Expert anticipates new wave of financial woes in Europe
Europe is likely to experience a new episode of financial adversity, says Dr. Sveatoslav Mihalache, director of the advisory firm Financial Brains. What happened in 2008, when the Euro plummeted in just two months from 1.60 to 1.23 against the US dollar, seems to be repeating in a remarkably similar way, the expert wrote in an article, quoted by Info-Prim Neo.
“All the financial world's attention is now focused on the United States' monetary policy, the US debt, the exchange rates of the US dollar; yet the second act of the tragedy called the Global Crisis seems to be looming in Europe. The history of financial crises warns us that in the foreseeable future we should see a new series of European crashes”, says Dr. Sveatoslav Mihalache.

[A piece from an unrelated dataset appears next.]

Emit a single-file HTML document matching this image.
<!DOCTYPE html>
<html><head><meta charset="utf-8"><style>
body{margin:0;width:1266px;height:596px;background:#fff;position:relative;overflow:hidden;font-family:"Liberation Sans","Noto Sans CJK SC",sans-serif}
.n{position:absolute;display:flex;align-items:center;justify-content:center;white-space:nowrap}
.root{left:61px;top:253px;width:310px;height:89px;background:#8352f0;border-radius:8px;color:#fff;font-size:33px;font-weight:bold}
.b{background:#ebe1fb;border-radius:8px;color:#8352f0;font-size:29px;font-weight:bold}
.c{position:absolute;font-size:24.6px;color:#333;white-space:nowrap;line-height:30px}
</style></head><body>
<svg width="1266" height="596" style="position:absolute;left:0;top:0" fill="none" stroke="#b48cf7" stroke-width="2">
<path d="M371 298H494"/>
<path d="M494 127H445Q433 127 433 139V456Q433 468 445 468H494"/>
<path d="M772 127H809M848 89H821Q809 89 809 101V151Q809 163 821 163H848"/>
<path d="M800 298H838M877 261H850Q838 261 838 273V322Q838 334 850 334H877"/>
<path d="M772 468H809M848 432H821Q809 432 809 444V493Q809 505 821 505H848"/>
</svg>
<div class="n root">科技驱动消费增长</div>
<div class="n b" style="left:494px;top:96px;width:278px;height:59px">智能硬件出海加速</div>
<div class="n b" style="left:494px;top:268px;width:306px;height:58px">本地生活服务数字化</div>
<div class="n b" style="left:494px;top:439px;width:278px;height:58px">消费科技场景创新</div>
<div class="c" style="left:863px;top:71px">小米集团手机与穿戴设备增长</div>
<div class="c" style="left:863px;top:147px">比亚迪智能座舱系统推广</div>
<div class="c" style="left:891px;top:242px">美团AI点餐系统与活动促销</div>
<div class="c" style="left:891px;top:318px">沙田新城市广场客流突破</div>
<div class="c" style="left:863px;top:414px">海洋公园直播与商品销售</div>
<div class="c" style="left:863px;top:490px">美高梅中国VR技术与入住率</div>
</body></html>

As the debts of the “peripheral” European countries are rising, officials and politicians are following the same trick that was employed in 2008, that is, delaying payments as long as possible. And while this means delaying a default as well, the EU currency and the EU itself is being put in an uncertain situation. At first it was Greece: both European and Greek officials assured the public that the situation was not critical, but eventually everyone had to admit that the country was on the verge of default. Then it was Ireland and Portugal with the same story: in the morning officials were saying everything was under control only to ask for help in the evening. Now it's Spain's turn, says the expert.
According to Sveatoslav Mihalache, politicians continue to hope that a way fill be found to shift from economic decline to a rapid and sustainable growth, but things should be moving much faster than now for this to happen.

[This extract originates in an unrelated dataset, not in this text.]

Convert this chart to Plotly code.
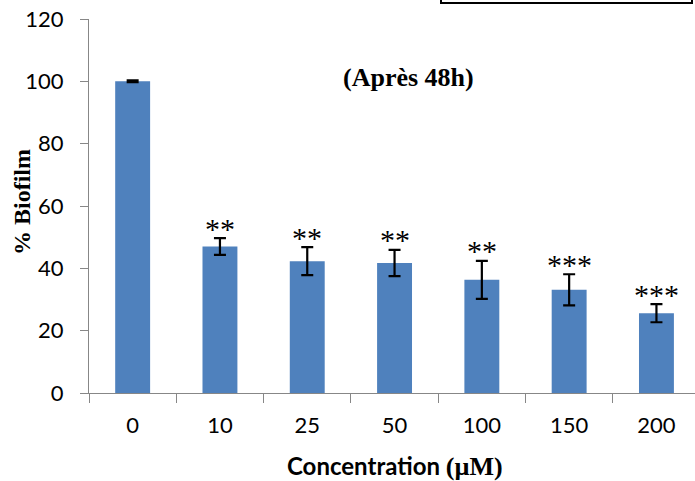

The Euro is at the core of the problem, even if it's appreciating due to continued efforts by the EU to maintain it. International partners, China for instance, are interested in helping Europe buy some time. “But what will happen when time runs out for Europe, when China and other central banks refuse to buy Euro any further?”, Dr. Mihalache asks rhetorically.

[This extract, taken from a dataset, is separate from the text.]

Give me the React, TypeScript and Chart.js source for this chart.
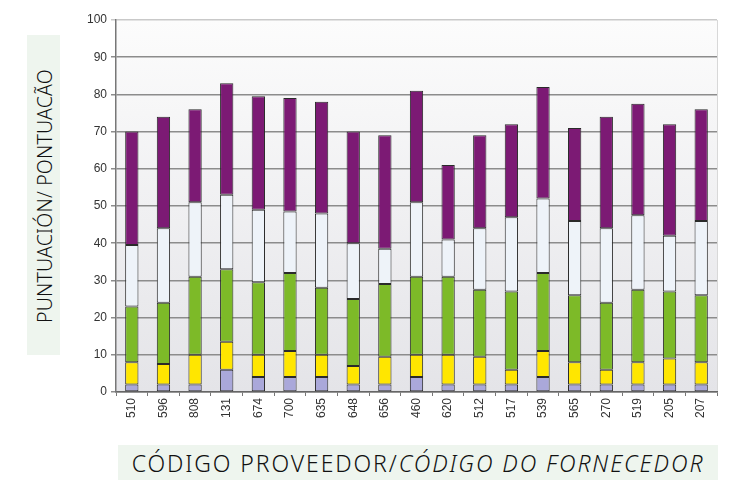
import React, { useEffect, useRef } from "react";
import { Chart, registerables } from "chart.js";

Chart.register(...registerables);

const categories = ["510", "596", "808", "131", "674", "700", "635", "648", "656", "460", "620", "512", "517", "539", "565", "270", "519", "205", "207"];
const lavender = [2, 2, 2, 6, 4, 4, 4, 2, 2, 4, 2, 2, 2, 4, 2, 2, 2, 2, 2];
const yellow = [6, 5.5, 8, 7.5, 6, 7, 6, 5, 7.5, 6, 8, 7.5, 4, 7, 6, 4, 6, 7, 6];
const green = [15, 16.5, 21, 19.5, 19.5, 21, 18, 18, 19.5, 21, 21, 18, 21, 21, 18, 18, 19.5, 18, 18];
const white = [16.5, 20, 20, 20, 19.5, 16.5, 20, 15, 9.5, 20, 10, 16.5, 20, 20, 20, 20, 20, 15, 20];
const purple = [30.5, 30, 25, 30, 30.5, 30.5, 30, 30, 30.5, 30, 20, 25, 25, 30, 25, 30, 30, 30, 30];
const yTicks = [0, 10, 20, 30, 40, 50, 60, 70, 80, 90, 100];

const yTitle = "PUNTUACIÓN/ PONTUACÃO";
const xTitleA = "CÓDIGO PROVEEDOR/";
const xTitleB = "CÓDIGO DO FORNECEDOR";

const bgPlugin = {
  id: "plotBg",
  beforeDraw(chart: any) {
    const { ctx, chartArea } = chart;
    if (!chartArea) return;
    const g = ctx.createLinearGradient(0, chartArea.top, 0, chartArea.bottom);
    g.addColorStop(0, "#fcfcfc");
    g.addColorStop(1, "#e4e4e8");
    ctx.save();
    ctx.fillStyle = g;
    ctx.fillRect(chartArea.left, chartArea.top, chartArea.right - chartArea.left, chartArea.bottom - chartArea.top);
    ctx.strokeStyle = "#d8d8d8";
    ctx.lineWidth = 1;
    ctx.beginPath();
    ctx.moveTo(chartArea.right + 0.5, chartArea.top);
    ctx.lineTo(chartArea.right + 0.5, chartArea.bottom);
    ctx.stroke();
    ctx.restore();
  },
};

export default function App() {
  const ref = useRef<HTMLCanvasElement | null>(null);

  useEffect(() => {
    document.body.style.margin = "0";
    const canvas = ref.current;
    if (!canvas) return;
    const mk = (label: string, data: number[], color: string) => ({
      label,
      data,
      backgroundColor: color,
      borderColor: "#2a2a2a",
      borderWidth: 1,
      borderSkipped: false,
      categoryPercentage: 1,
      barPercentage: 0.42,
    });
    const chart = new Chart(canvas, {
      type: "bar",
      data: {
        labels: categories,
        datasets: [
          mk("A", lavender, "#aaa8da"),
          mk("B", yellow, "#ffe600"),
          mk("C", green, "#7dba28"),
          mk("D", white, "#eef3f9"),
          mk("E", purple, "#7c1a74"),
        ],
      },
      options: {
        animation: false,
        responsive: false,
        maintainAspectRatio: false,
        layout: { padding: { left: 76, right: 13, top: 20, bottom: 8 } },
        plugins: { legend: { display: false }, tooltip: { enabled: false } },
        scales: {
          x: {
            stacked: true,
            offset: true,
            grid: { display: true, drawOnChartArea: false, offset: true, color: "#777", tickLength: 4 },
            border: { color: "#666", width: 1.5 },
            ticks: {
              minRotation: 90,
              maxRotation: 90,
              color: "#333",
              font: { family: "Liberation Sans", size: 12 },
              padding: 2,
            },
            afterFit: (s: any) => {
              s.height = 40;
            },
          },
          y: {
            stacked: true,
            min: 0,
            max: 100,
            afterBuildTicks: (s: any) => {
              s.ticks = yTicks.map((v) => ({ value: v }));
            },
            grid: {
              color: (c: any) => (c.tick && c.tick.value === 100 ? "#c9c9c9" : "#8c8c8c"),
              lineWidth: 1.5,
              tickLength: 5,
            },
            border: { color: "#777", width: 1.5 },
            ticks: {
              color: "#333",
              font: { family: "Liberation Sans", size: 12 },
              padding: 4,
            },
            afterFit: (s: any) => {
              s.width = 40;
            },
          },
        },
      },
      plugins: [bgPlugin],
    });
    return () => chart.destroy();
  }, []);

  return (
    <div style={{ position: "relative", width: 730, height: 485, background: "#fff", overflow: "hidden" }}>
      <canvas ref={ref} width={730} height={440} style={{ position: "absolute", left: 0, top: 0, width: 730, height: 440 }} />
      <div
        style={{
          position: "absolute",
          left: 27,
          top: 35,
          width: 33,
          height: 320,
          background: "#eef5ee",
        }}
      />
      <div
        style={{
          position: "absolute",
          left: 44,
          top: 196,
          transform: "translate(-50%, -50%) rotate(-90deg)",
          whiteSpace: "nowrap",
          fontFamily: "'Noto Sans', sans-serif",
          fontWeight: 300,
          fontSize: 19.5,
          letterSpacing: 0.2,
          color: "#111",
        }}
      >
        {yTitle}
      </div>
      <div
        style={{
          position: "absolute",
          left: 118,
          top: 445,
          width: 600,
          height: 35,
          background: "#eef5ee",
          display: "flex",
          alignItems: "center",
          justifyContent: "center",
          whiteSpace: "nowrap",
          fontFamily: "'Noto Sans', sans-serif",
          fontWeight: 300,
          fontSize: 23,
          letterSpacing: 1.9,
          color: "#111",
        }}
      >
        <span>{xTitleA}</span>
        <span style={{ fontStyle: "italic" }}>{xTitleB}</span>
      </div>
    </div>
  );
}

Recently the European Central Bank raised its benchmark rate by a quarter percentage point to 1.25% despite some criticism that it could have negative effects on the EU economy. In the long run, thinks Dr. Mihalache, this decision could cause the Euro to collapse as it may blunt hopes of recovery in the “peripheral” countries. Time can erode the position of the Euro because an appreciation will inevitably lead to a downturn in business activity and will weaken the competitiveness of European commodities, concluded Dr. Sveatoslav Mihalache.